Duct tape is used for almost every conceivable taping job, even for making hats. Duct tape was invented in the 1920s by Richard Drew, who worked for Minnesota Mining & Manufacturing Co., known today as 3M. It is waterproof and was originally used for keeping moisture out of ammunition cases. It then became indispensable in the housing industry for connecting heating and air-conditioning ductwork.
Unplug the wire from any electrical source. Check the wires, and ensure that there are no exposed copper ends sticking out. If the plastic outer covering is only frayed or torn and nothing more, you can proceed to tape the wire.
Look at the entire length of the wire, and determine how many places need to be taped. If enough of the wire is frayed or ripped, cover the entire length.

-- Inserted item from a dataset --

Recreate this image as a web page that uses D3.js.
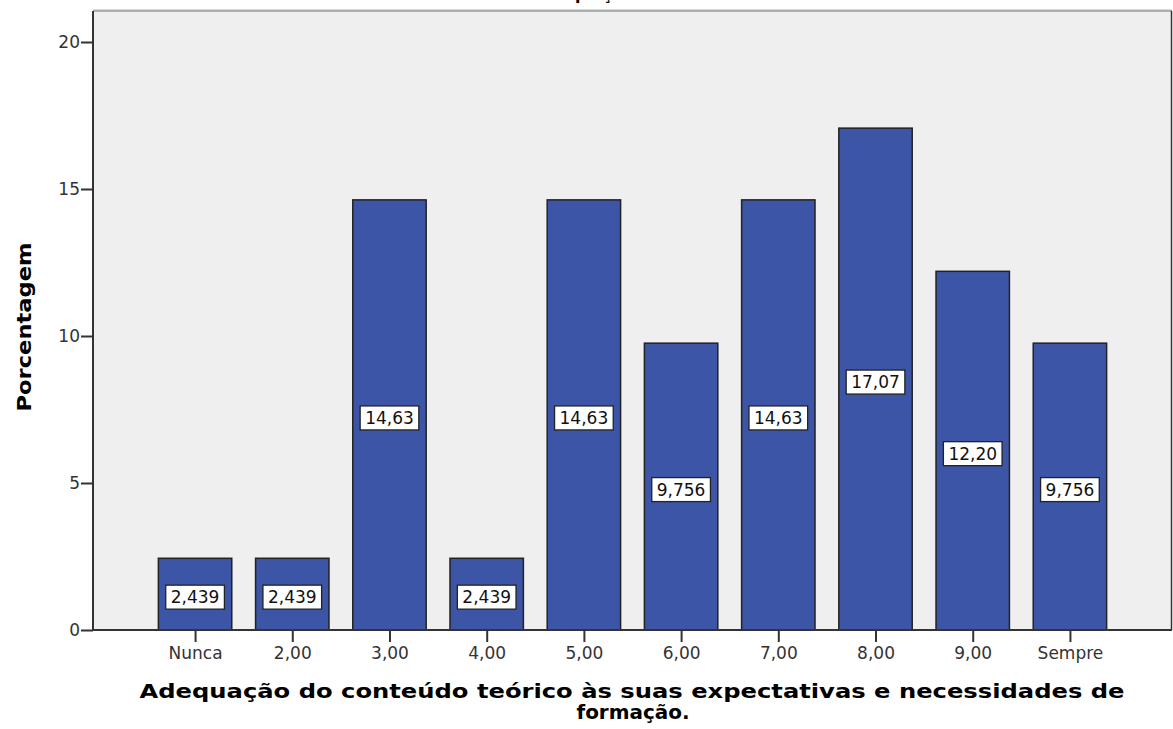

Measure the wire. Cut enough tape to wrap around the wire. You will have to wrap the wire twice, but only cut one piece of tape at a time. If the wire is longer than 6 inches, cut the tape into sections.
Start at the end that is away from the electrical connector. Start wrapping the tape around the wire in a clockwise motion. As you finish each segment, smooth out the tape with your hands. Continue to do this for the length of the wire. When you get to the end where the plug for the current is, wrap the tape around twice, but do not allow the tape to overlap onto the plug.
Cut any excess tape from the wire. Look closely for any exposed areas. If you missed anything, just tape over the area. Plug the wire back once you are sure nothing is exposed.
Duct tape comes in every color imaginable. Use a color that will match or complement your décor.
If you have a badly frayed wire or there are pieces of the wire sticking out, do not attempt this.